Generally speaking, the Bank Secrecy Act (“BSA”) requires financial institutions in the United States to assist U.S. government agencies to detect and prevent money laundering. But while anyone can imagine that the BSA and its implementing regulations apply to those entities we typically classify as “financial institutions” such as banks and other depository institutions, it is important to note that the BSA Rules also apply to other entities that we may not traditionally think of as “financial institutions” including securities broker-dealers.

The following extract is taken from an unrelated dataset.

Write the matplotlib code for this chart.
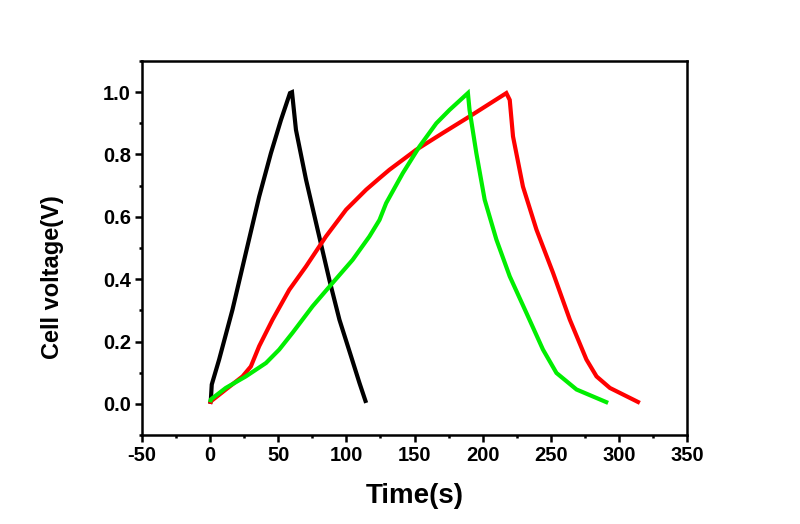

The BSA rules require brokers-dealers to, among other things, develop and implement BSA compliance programs. In accordance with the BSA rules, FINRA Rule 3310 sets forth minimum standards for broker-dealers’ BSA compliance programs. First, the rule requires firms to develop and implement a written BSA compliance program. The program has to be approved in writing by a member of senior management and be reasonably designed to achieve and monitor the firm’s ongoing compliance with the requirements of the BSA Rules. Additionally, and consistent with the BSA Rules, the rule also requires firms, at a minimum, to:
- establish and implement policies and procedures that can be reasonably expected to detect and cause the reporting of suspicious transactions;
- establish and implement policies, procedures, and internal controls reasonably designed to achieve compliance with the BSA and implementing regulations;
- provide for annual (on a calendar-year basis) independent testing for compliance to be conducted by member personnel or by a qualified outside party. If the firm does not execute transactions with customers or otherwise hold customer accounts or act as an introducing broker with respect to customer accounts (e.g. engages solely in proprietary trading or conducts business only with other broker-dealers), the independent testing is required every two years (on a calendar-year basis);
- designate and identify to FINRA (by name, title, mailing address, e-mail address, telephone number, and facsimile number) an individual or individuals responsible for implementing and monitoring the day-to-day operations and internal controls of the program. Such individual or individuals are associated persons of the firm with respect to functions undertaken on behalf of the firm. Each member must review and, if necessary, update the information regarding a change to its BSA compliance person within 30 days following the change and verify such information within 17 business days after the end of each calendar year.
Compliance with the BSA Rules is no easy task. To effectively address these rules, a broker-dealer’s BSA compliance program should set forth clear policies and procedures with respect to each applicable BSA Rule requirement, including without limitation, requirements regarding its customer due diligence, currency transaction and suspicious activity reporting, and record-keeping. Importantly, BSA Rules generally apply to all brokers and dealers, but firms should recognize that BSA compliance can and should be tailored to fit their business and risks, considering factors such as size, location, business activities, the types of accounts they maintain, and the types of transactions in which their customers engage.
In the wake of increased enforcement on the part of regulators and law enforcement alike, now, more than ever, is the time for brokers-dealers to review and enhance and their BSA compliance programs to ensure that they comply with legal requirements as well as meet regulator expectations.